Now that my wife (an expatriate) and I are back in the USA, we would like to express our personal impressions of the ‘25th of January Revolution.’ Both of us were eyewitnesses to the daily events from the beginning until the end in February 2011.
We were very happy to see how many millions of Egyptians crossed the barrier of fear to join the young generation’s protest movement. We were very proud and happy to see how the young people stood up and faced the brutality of the security forces of the Mubarak regime. Snipers and live bullets were used in addition to Molotov cocktail bombs, tear gas and water cannons, to force protestors to disperse. All of these violent tactics by the security forces made the protestors more determined to achieve their objective. I have seen trucks loaded with rocks that were brought to Tahrir Square to be used by trained security thugs in civilian clothing to scare the protestors. Some of the protestors covered their heads with plastic buckets to avoid being hit by the rocks. The young people’s determination and persistence day after day finally led to the collapse of the Mubarak regime.

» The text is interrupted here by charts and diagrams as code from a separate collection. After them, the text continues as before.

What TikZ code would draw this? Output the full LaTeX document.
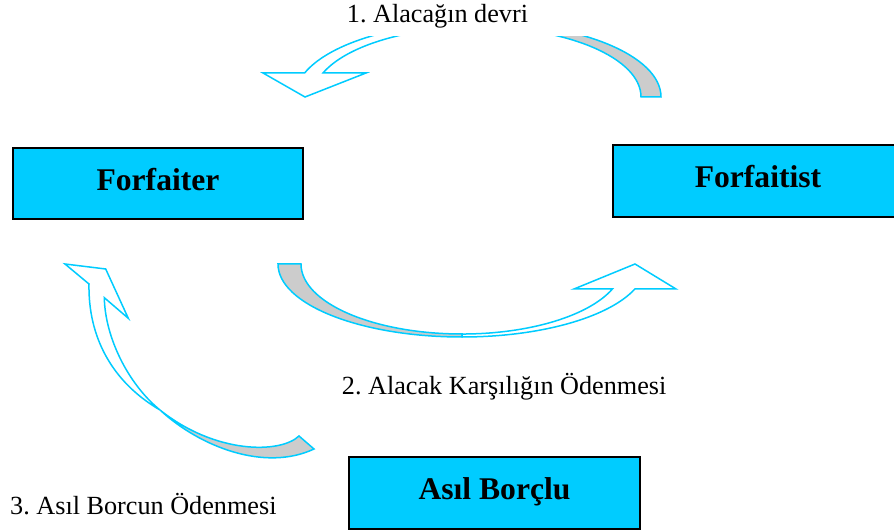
\documentclass[tikz,border=0pt]{standalone}
\usepackage{fontspec}
\setmainfont{Liberation Serif}
\frenchspacing
\definecolor{skyc}{HTML}{00CCFF}
\definecolor{backg}{HTML}{CCCCCC}
\tikzset{
  x=1pt, y=1pt,
  party/.style={draw=black, line width=2.5pt, fill=skyc, inner sep=0pt},
  partytext/.style={font=\fontsize{31.6}{36}\selectfont\bfseries, inner sep=0pt, anchor=base},
  steplabel/.style={font=\fontsize{26.2}{30}\selectfont\frenchspacing, inner sep=0pt, anchor=base west},
  frontband/.style={draw=skyc, line width=1.5pt, fill=white, line join=miter},
  backband/.style={draw=skyc, line width=1.5pt, fill=backg, line join=miter}
}
\begin{document}
\begin{tikzpicture}
\clip (0,0) rectangle (894,532);
\fill[white] (0,0) rectangle (894,532);

% boxes
\draw[party] (13,313) rectangle (303,384);
\node[partytext] (forfaiter) at (158,341.3) {Forfaiter};
\draw[party] (613,315) rectangle (903,387);
\node[partytext] (forfaitist) at (758,344.7) {Forfaitist};
\draw[party] (349,3) rectangle (640,75);
\node[partytext] (borclu) at (494.5,32.7) {Asıl Borçlu};

% arrow 1 (top)
\begin{scope}
\clip (0,0) rectangle (894,495);
\draw[backband] (478,510) arc[start angle=90, end angle=0, x radius=183, y radius=75]
  -- (641,435) arc[start angle=0, end angle=90, x radius=163, y radius=70] -- cycle;
\draw[frontband] (478,510) arc[start angle=90, end angle=161.3, x radius=183, y radius=75]
  -- (263,459) -- (305,435) -- (366,459) -- (323,459)
  arc[start angle=159.95, end angle=90, x radius=165, y radius=70] -- cycle;
\end{scope}

% arrow 2 (middle)
\draw[backband] (278,268) arc[start angle=180, end angle=270, x radius=184, y radius=73]
  -- (462,198) arc[start angle=270, end angle=180, x radius=161, y radius=70] -- cycle;
\draw[frontband] (462,195) arc[start angle=270, end angle=340, x radius=184, y radius=73]
  -- (676,243) -- (635,268) -- (574,243) -- (612.4,243)
  arc[start angle=339.1, end angle=270, x radius=161, y radius=70] -- cycle;

% arrow 3 (left)
\draw[backband] (160,122) .. controls (200,85) and (265,60) .. (314,83)
  -- (299,96) .. controls (280,78) and (215,78) .. (160,122) -- cycle;
\draw[frontband] (160,122) .. controls (112,150) and (88,195) .. (89,248)
  -- (65,268) -- (105.7,263) -- (128.3,213.7) -- (104.3,234.3)
  .. controls (105,195) and (128,148) .. (160,122) -- cycle;

% labels
\node[steplabel] (lab1) at (346.7,509) {1. Alacağın devri};
\node[steplabel] (lab2) at (341.7,137.7) {2. Alacak Karşılığın Ödenmesi};
\node[steplabel] (lab3) at (10,17.7) {3. Asıl Borcun Ödenmesi};
\end{tikzpicture}
\end{document}
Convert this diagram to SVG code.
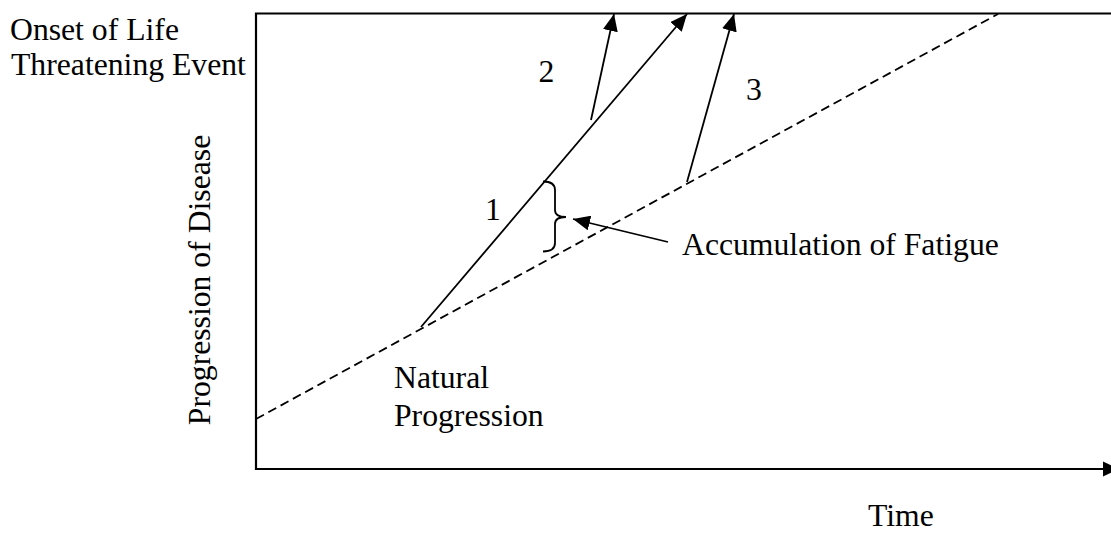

For both of us it was an extraordinary life experience that we will cherish for the rest of our lives. It was an experience that we did not anticipate would take place during our visit to Cairo. However, in previous posts, I have focused on the problems and challenges facing the Arab world in general and Egypt in particular. These problems include political corruption, poverty, unemployment, the absence of democracy, transparency and accountability. All of these problems are factors that contributed to a political explosion.
The young people’s revolution opened a new chapter in the history of Egypt and advocated the establishment of new democratic institutions. These young people have never experienced living in a democratic society and have never been able to participate in free elections. Their political representatives were always imposed upon them by the authoritarian regime through fraudulent elections.
The heroic revolution of the young generation not only led to the collapse of the regime but also exposed the corrupt businessmen who were part of it. They stole the public wealth and transferred hundreds of billions of Egyptian pounds into foreign financial institutions during the past four decades. Many of those businessmen who were also government official are now prevented from leaving the country and their wealth has been frozen until they are investigated.
As time passes by, more corruption will appear thus exposing Hosni Mubarak and his regime ‘s criminality. There are discussion now in Egypt that Mubarak and his family will be investigated misuse of the nation’s wealth.
The young people’s revolution will be recorded in history books as a model that the whole world has never seen before. It has been viewed by many foreign observers and even heads of government as a white revolution and a model to be taught in schools. It has changed Egypt’s image worldwide and restored leadership in the Arab world in particular and the Middle East region in general. Not a single Arab state was able to escape the political tsunami that began to flow from Tunisia and Egypt in all directions in the region. Neither Egypt nor the rest of the Arab world will be the same again. The winds of democracy will continue to blow until the Arab population gets what they deserve: freedom from ruling tyrants.
One further important point should be recognized: the Egyptian military forces played a very important and constructive role by protecting the revolution and not siding with the Mubarak regime’s security forces. It is a tragedy to see the military forces of the madman of Libya using their weapons to slaughter their own people. A salute to the Egyptian military forces.